Does Every Nonempty Proper Subset of R^n Have a Nonempty Boundary?

[redyelloworange]

Homework Statement

Prove that every nonempty proper subset of Rⁿ has a nonempty boundry.

The Attempt at a Solution

First of all, I let S be an nonempty subset of Rⁿ and S does not equal Rⁿ.

I tried to go about this in 2 different ways:

1) let x be in S and show that B(r,x) ∩ S ≠ ø and B(r,x) ∩ S^c≠ ø. I figured this wouldn't work with just one x in S. Or perhaps, I thought I should use induction on the number of elements in S?
2) Assume that bdS is empty and find a contradiction. However, I wasn't able to figure out a contradiction here. Unless, this implies that S equals Rⁿ, then that's a contradiction. But I'm not quite sure it implies that.

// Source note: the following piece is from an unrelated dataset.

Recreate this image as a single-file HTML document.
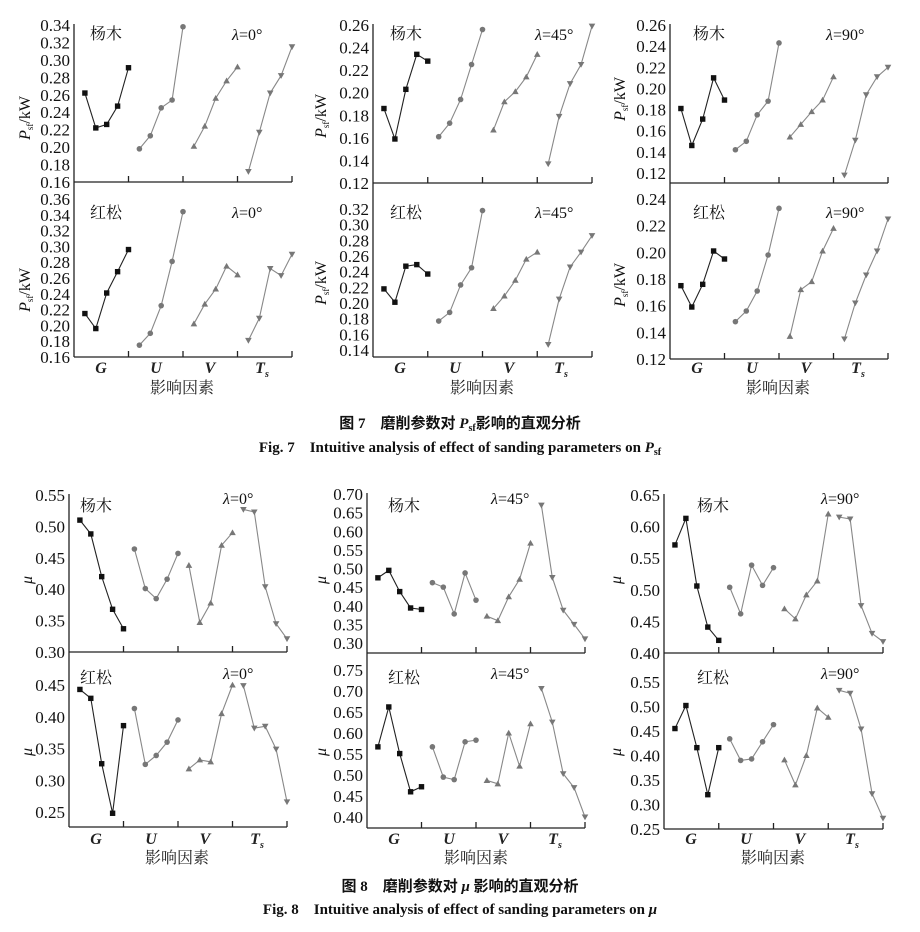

I think that this is the proof you use to show that Rⁿ and the empty set are the only 2 that are both open and closed.

Thanks for your help! =)

Homework Statement

Homework Equations

The Attempt at a Solution

 

[NateTG]

What's the definition of boundry?

 

[redyelloworange]

bd(S) = {x in Rⁿ s.t. B(r,x)∩ S ≠ ø and B(r,x) ∩ Sc≠ ø for every r>0}

 

[Dick]

Take a point x in S and a point y in S^C and consider the line t*x+(1-t)*y for t in [0,1].

 

[river_rat]

Well you could assume the contrary and first prove that S must be closed and similarly that S must be open. Now which are the only sets in a connected space with that property?

 

[NateTG]

Well you could assume the contrary and first prove that S must be closed and similarly that S must be open. Now which are the only sets in a connected space with that property?

Redyelloworange is aware of that, he mentions that he thinks the goal is to prove that the n-dimensional reals are connected under the usual topolgy:

I think that this is the proof you use to show that Rn and the empty set are the only 2 that are both open and closed.